*WHAT IS BEING ASKED*.
Reproduce every line of the listing as written, apart from the pictures.

+++ INPUT MATERIAL

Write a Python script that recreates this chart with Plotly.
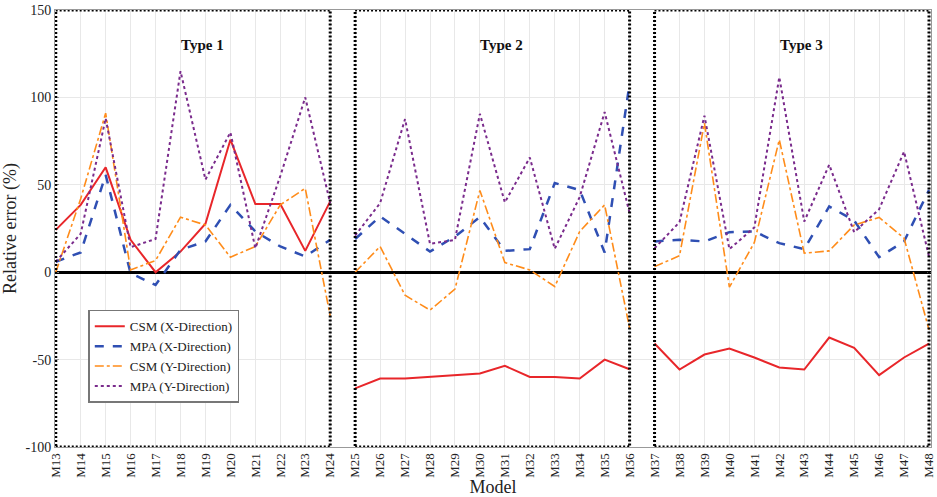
import plotly.graph_objects as go

models = [f"M{i}" for i in range(13, 49)]
groups = [("Type 1", 0, 12), ("Type 2", 12, 24), ("Type 3", 24, 36)]

csm_x = [24.2, 38.5, 60, 18.5, 0, 11.8, 27.7, 75.8, 39, 39, 12.2, 40.5,
         -66.5, -60.8, -60.8, -59.9, -58.9, -58, -53.6, -59.9, -59.9, -60.8, -50, -55.5,
         -40.8, -55.7, -47.1, -43.7, -48.8, -54.5, -55.7, -37.4, -43.3, -58.9, -48.8, -40.8]
mpa_x = [6, 11.3, 55.7, -0.6, -7.3, 12.8, 17.6, 38.5, 23.3, 14.7, 9, 18.5,
         19, 31.9, 22, 11.8, 20.4, 31.5, 12.2, 13.2, 51, 47, 11.3, 108,
         17.6, 18.5, 17.6, 22.9, 23.3, 16.6, 13.2, 37.6, 29.6, 8.6, 17.6, 47]
csm_y = [0, 42, 91, 1.3, 6.7, 31.5, 27, 8.6, 14.7, 38.5, 48, -25,
         0, 14.7, -13.2, -21.7, -9.7, 46.8, 5.5, 1.3, -8.2, 23.3, 38.5, -32,
         3.2, 9.4, 85.3, -8.6, 17, 75.8, 10.9, 12.2, 27, 31.3, 19.5, -33]
mpa_y = [6, 22, 88, 14.3, 19, 115, 53, 80, 13.7, 55, 100, 39.5,
         21, 39.5, 87.6, 16.2, 18.5, 90.6, 39.9, 65.6, 13.4, 43, 91.6, 33.8,
         13.7, 28.6, 89.5, 13.2, 25.6, 111.6, 29, 61.5, 22.9, 36, 69, 9]

y_tickvals = [150, 100, 50, 0, -50, -100]
y_ticktext = ["150", "100", "50", "0", "-50", "-100"]

series = [
    ("CSM (X-Direction)", csm_x, "#e8262a", "solid", 2),
    ("MPA (X-Direction)", mpa_x, "#2f4fb3", "dash", 2.5),
    ("CSM (Y-Direction)", csm_y, "#ff8c1a", "dashdot", 1.6),
    ("MPA (Y-Direction)", mpa_y, "#7a2b8c", "dot", 2),
]

FONT = "Liberation Serif, Times New Roman, serif"

fig = go.Figure()
for name, vals, color, dash, w in series:
    for gi, (gname, a, b) in enumerate(groups):
        fig.add_trace(go.Scatter(
            x=models[a:b], y=vals[a:b], mode="lines", name=name,
            legendgroup=name, showlegend=(gi == 0),
            line=dict(color=color, dash=dash, width=w),
        ))

shapes = []
annotations = []
for gname, a, b in groups:
    shapes.append(dict(type="rect", xref="x", yref="y",
                       x0=models[a], x1=models[b - 1], y0=-100, y1=150,
                       line=dict(color="black", width=3, dash="2px,2px"),
                       layer="above"))
    mid = models[a + 6]
    annotations.append(dict(x=mid, y=130, xref="x", yref="y", text=f"<b>{gname}</b>",
                            showarrow=False, xshift=-3,
                            font=dict(family=FONT, size=15, color="#111")))

fig.update_layout(
    width=937, height=497,
    margin=dict(l=55, r=6, t=10, b=50),
    paper_bgcolor="white", plot_bgcolor="white",
    font=dict(family=FONT, size=14, color="#222"),
    shapes=shapes, annotations=annotations,
    showlegend=True,
    legend=dict(x=0.038, y=0.314, xanchor="left", yanchor="top",
                bgcolor="white", bordercolor="#777", borderwidth=1.5,
                font=dict(family=FONT, size=13, color="#222"),
                traceorder="normal", tracegroupgap=0, itemwidth=30),
    xaxis=dict(type="category", categoryorder="array", categoryarray=models,
               range=[-0.03, 35.08], tickangle=-90, showgrid=True, automargin=False,
               gridcolor="#e8e8e8", gridwidth=1, showline=True, linecolor="#999",
               mirror=True, ticks="", tickfont=dict(family=FONT, size=13),
               title=dict(text="Model", font=dict(family=FONT, size=18), standoff=2)),
    yaxis=dict(range=[-100, 150], tickvals=y_tickvals, ticktext=y_ticktext, automargin=False,
               showgrid=True, gridcolor="#e8e8e8", gridwidth=1,
               zeroline=True, zerolinecolor="black", zerolinewidth=2.5,
               showline=True, linecolor="#999", mirror="ticks", ticks="inside",
               ticklen=4, tickcolor="#999", tickfont=dict(family=FONT, size=14),
               title=dict(text="Relative error (%)", font=dict(family=FONT, size=18), standoff=6)),
)

fig.write_html("out.html", config={"displayModeBar": False},
               post_script="document.body.style.margin='0';document.body.style.overflow='hidden';")
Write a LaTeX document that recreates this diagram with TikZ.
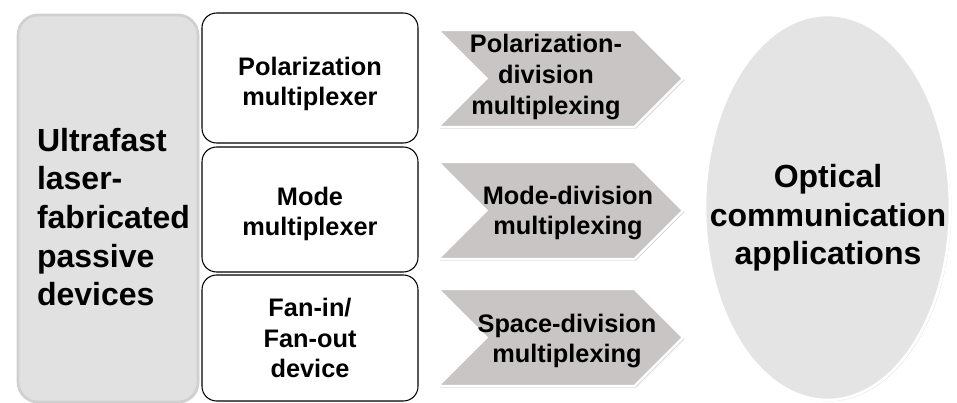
\documentclass[tikz,border=0pt]{standalone}
\usepackage{fontspec}
\setmainfont{Liberation Sans}
\usepackage{xcolor}
\usepackage{tikz}
\usetikzlibrary{positioning,shapes,shapes.symbols,shadows}

\definecolor{rectgray}{RGB}{225,225,225}
\definecolor{rectrim}{RGB}{208,208,208}
\definecolor{chevgray}{RGB}{201,197,197}
\definecolor{ovalgray}{RGB}{228,228,228}

\begin{document}
\begin{tikzpicture}[
    x=0.75pt, y=-0.75pt,
    every node/.style={inner sep=0pt, outer sep=0pt},
    bigtext/.style={font=\bfseries\fontsize{24}{29}\selectfont},
    midtext/.style={font=\bfseries\fontsize{19}{23}\selectfont, align=center},
    devbox/.style={rectangle, rounded corners=11pt, draw=black, line width=0.8pt,
        fill=white, minimum width=162pt},
    chevron/.style={signal, signal from=west, signal to=east, signal pointer angle=90,
        fill=chevgray, draw=white, line width=1.8pt, minimum width=183.75pt,
        minimum height=72.75pt,
        drop shadow={opacity=0.3, shadow xshift=1.2pt, shadow yshift=-1.2pt}},
    thick
]

\useasboundingbox (0,0) rectangle (957,403);

% Left block
\node[rectangle, rounded corners=15pt, fill=rectgray, draw=rectrim, line width=2pt,
    minimum width=135pt, minimum height=290.25pt,
    drop shadow={opacity=0.2, shadow xshift=1pt, shadow yshift=-1pt}]
    (laser) at (108,208.5) {};
\node[bigtext, align=left, anchor=west] (lasertext) at (37,217)
    {Ultrafast\\laser-\\fabricated\\passive\\devices};

% Devices
\node[devbox, minimum height=97.5pt] (polmux) at (310,78) {};
\node[devbox, minimum height=93.75pt] (modemux) at (310,209.5) {};
\node[devbox, minimum height=94.5pt] (fanio) at (310,338) {};

\node[midtext] (polmuxtext) at (310,84) {Polarization\\multiplexer};
\node[midtext] (modemuxtext) at (310,214) {Mode\\multiplexer};
\node[midtext] (faniotext) at (310,338) {Fan-in/\\Fan-out\\device};

% Multiplexing schemes
\node[chevron] (pdm) at (560.5,78.5) {};
\node[chevron] (mdm) at (560.5,210.5) {};
\node[chevron] (sdm) at (560.5,337.5) {};

\node[midtext] (pdmtext) at (546,77) {Polarization-\\division\\multiplexing};
\node[midtext] (mdmtext) at (568,213) {Mode-division\\multiplexing};
\node[midtext] (sdmtext) at (567,341) {Space-division\\multiplexing};

% Applications
\node[ellipse, fill=ovalgray, draw=white, line width=2pt,
    minimum width=183.75pt, minimum height=288.75pt,
    drop shadow={opacity=0.25, shadow xshift=1pt, shadow yshift=-1pt}]
    (optcomm) at (827.5,207.5) {};
\node[bigtext, align=center] (optcommtext) at (828,218)
    {Optical\\communication\\applications};

\end{tikzpicture}
\end{document}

++++++

*COMPLETED TASK*.
Write a Python script that recreates this chart with Plotly.
import plotly.graph_objects as go

models = [f"M{i}" for i in range(13, 49)]
groups = [("Type 1", 0, 12), ("Type 2", 12, 24), ("Type 3", 24, 36)]

csm_x = [24.2, 38.5, 60, 18.5, 0, 11.8, 27.7, 75.8, 39, 39, 12.2, 40.5,
         -66.5, -60.8, -60.8, -59.9, -58.9, -58, -53.6, -59.9, -59.9, -60.8, -50, -55.5,
         -40.8, -55.7, -47.1, -43.7, -48.8, -54.5, -55.7, -37.4, -43.3, -58.9, -48.8, -40.8]
mpa_x = [6, 11.3, 55.7, -0.6, -7.3, 12.8, 17.6, 38.5, 23.3, 14.7, 9, 18.5,
         19, 31.9, 22, 11.8, 20.4, 31.5, 12.2, 13.2, 51, 47, 11.3, 108,
         17.6, 18.5, 17.6, 22.9, 23.3, 16.6, 13.2, 37.6, 29.6, 8.6, 17.6, 47]
csm_y = [0, 42, 91, 1.3, 6.7, 31.5, 27, 8.6, 14.7, 38.5, 48, -25,
         0, 14.7, -13.2, -21.7, -9.7, 46.8, 5.5, 1.3, -8.2, 23.3, 38.5, -32,
         3.2, 9.4, 85.3, -8.6, 17, 75.8, 10.9, 12.2, 27, 31.3, 19.5, -33]
mpa_y = [6, 22, 88, 14.3, 19, 115, 53, 80, 13.7, 55, 100, 39.5,
         21, 39.5, 87.6, 16.2, 18.5, 90.6, 39.9, 65.6, 13.4, 43, 91.6, 33.8,
         13.7, 28.6, 89.5, 13.2, 25.6, 111.6, 29, 61.5, 22.9, 36, 69, 9]

y_tickvals = [150, 100, 50, 0, -50, -100]
y_ticktext = ["150", "100", "50", "0", "-50", "-100"]

series = [
    ("CSM (X-Direction)", csm_x, "#e8262a", "solid", 2),
    ("MPA (X-Direction)", mpa_x, "#2f4fb3", "dash", 2.5),
    ("CSM (Y-Direction)", csm_y, "#ff8c1a", "dashdot", 1.6),
    ("MPA (Y-Direction)", mpa_y, "#7a2b8c", "dot", 2),
]

FONT = "Liberation Serif, Times New Roman, serif"

fig = go.Figure()
for name, vals, color, dash, w in series:
    for gi, (gname, a, b) in enumerate(groups):
        fig.add_trace(go.Scatter(
            x=models[a:b], y=vals[a:b], mode="lines", name=name,
            legendgroup=name, showlegend=(gi == 0),
            line=dict(color=color, dash=dash, width=w),
        ))

shapes = []
annotations = []
for gname, a, b in groups:
    shapes.append(dict(type="rect", xref="x", yref="y",
                       x0=models[a], x1=models[b - 1], y0=-100, y1=150,
                       line=dict(color="black", width=3, dash="2px,2px"),
                       layer="above"))
    mid = models[a + 6]
    annotations.append(dict(x=mid, y=130, xref="x", yref="y", text=f"<b>{gname}</b>",
                            showarrow=False, xshift=-3,
                            font=dict(family=FONT, size=15, color="#111")))

fig.update_layout(
    width=937, height=497,
    margin=dict(l=55, r=6, t=10, b=50),
    paper_bgcolor="white", plot_bgcolor="white",
    font=dict(family=FONT, size=14, color="#222"),
    shapes=shapes, annotations=annotations,
    showlegend=True,
    legend=dict(x=0.038, y=0.314, xanchor="left", yanchor="top",
                bgcolor="white", bordercolor="#777", borderwidth=1.5,
                font=dict(family=FONT, size=13, color="#222"),
                traceorder="normal", tracegroupgap=0, itemwidth=30),
    xaxis=dict(type="category", categoryorder="array", categoryarray=models,
               range=[-0.03, 35.08], tickangle=-90, showgrid=True, automargin=False,
               gridcolor="#e8e8e8", gridwidth=1, showline=True, linecolor="#999",
               mirror=True, ticks="", tickfont=dict(family=FONT, size=13),
               title=dict(text="Model", font=dict(family=FONT, size=18), standoff=2)),
    yaxis=dict(range=[-100, 150], tickvals=y_tickvals, ticktext=y_ticktext, automargin=False,
               showgrid=True, gridcolor="#e8e8e8", gridwidth=1,
               zeroline=True, zerolinecolor="black", zerolinewidth=2.5,
               showline=True, linecolor="#999", mirror="ticks", ticks="inside",
               ticklen=4, tickcolor="#999", tickfont=dict(family=FONT, size=14),
               title=dict(text="Relative error (%)", font=dict(family=FONT, size=18), standoff=6)),
)

fig.write_html("out.html", config={"displayModeBar": False},
               post_script="document.body.style.margin='0';document.body.style.overflow='hidden';")
Write a LaTeX document that recreates this diagram with TikZ.
\documentclass[tikz,border=0pt]{standalone}
\usepackage{fontspec}
\setmainfont{Liberation Sans}
\usepackage{xcolor}
\usepackage{tikz}
\usetikzlibrary{positioning,shapes,shapes.symbols,shadows}

\definecolor{rectgray}{RGB}{225,225,225}
\definecolor{rectrim}{RGB}{208,208,208}
\definecolor{chevgray}{RGB}{201,197,197}
\definecolor{ovalgray}{RGB}{228,228,228}

\begin{document}
\begin{tikzpicture}[
    x=0.75pt, y=-0.75pt,
    every node/.style={inner sep=0pt, outer sep=0pt},
    bigtext/.style={font=\bfseries\fontsize{24}{29}\selectfont},
    midtext/.style={font=\bfseries\fontsize{19}{23}\selectfont, align=center},
    devbox/.style={rectangle, rounded corners=11pt, draw=black, line width=0.8pt,
        fill=white, minimum width=162pt},
    chevron/.style={signal, signal from=west, signal to=east, signal pointer angle=90,
        fill=chevgray, draw=white, line width=1.8pt, minimum width=183.75pt,
        minimum height=72.75pt,
        drop shadow={opacity=0.3, shadow xshift=1.2pt, shadow yshift=-1.2pt}},
    thick
]

\useasboundingbox (0,0) rectangle (957,403);

% Left block
\node[rectangle, rounded corners=15pt, fill=rectgray, draw=rectrim, line width=2pt,
    minimum width=135pt, minimum height=290.25pt,
    drop shadow={opacity=0.2, shadow xshift=1pt, shadow yshift=-1pt}]
    (laser) at (108,208.5) {};
\node[bigtext, align=left, anchor=west] (lasertext) at (37,217)
    {Ultrafast\\laser-\\fabricated\\passive\\devices};

% Devices
\node[devbox, minimum height=97.5pt] (polmux) at (310,78) {};
\node[devbox, minimum height=93.75pt] (modemux) at (310,209.5) {};
\node[devbox, minimum height=94.5pt] (fanio) at (310,338) {};

\node[midtext] (polmuxtext) at (310,84) {Polarization\\multiplexer};
\node[midtext] (modemuxtext) at (310,214) {Mode\\multiplexer};
\node[midtext] (faniotext) at (310,338) {Fan-in/\\Fan-out\\device};

% Multiplexing schemes
\node[chevron] (pdm) at (560.5,78.5) {};
\node[chevron] (mdm) at (560.5,210.5) {};
\node[chevron] (sdm) at (560.5,337.5) {};

\node[midtext] (pdmtext) at (546,77) {Polarization-\\division\\multiplexing};
\node[midtext] (mdmtext) at (568,213) {Mode-division\\multiplexing};
\node[midtext] (sdmtext) at (567,341) {Space-division\\multiplexing};

% Applications
\node[ellipse, fill=ovalgray, draw=white, line width=2pt,
    minimum width=183.75pt, minimum height=288.75pt,
    drop shadow={opacity=0.25, shadow xshift=1pt, shadow yshift=-1pt}]
    (optcomm) at (827.5,207.5) {};
\node[bigtext, align=center] (optcommtext) at (828,218)
    {Optical\\communication\\applications};

\end{tikzpicture}
\end{document}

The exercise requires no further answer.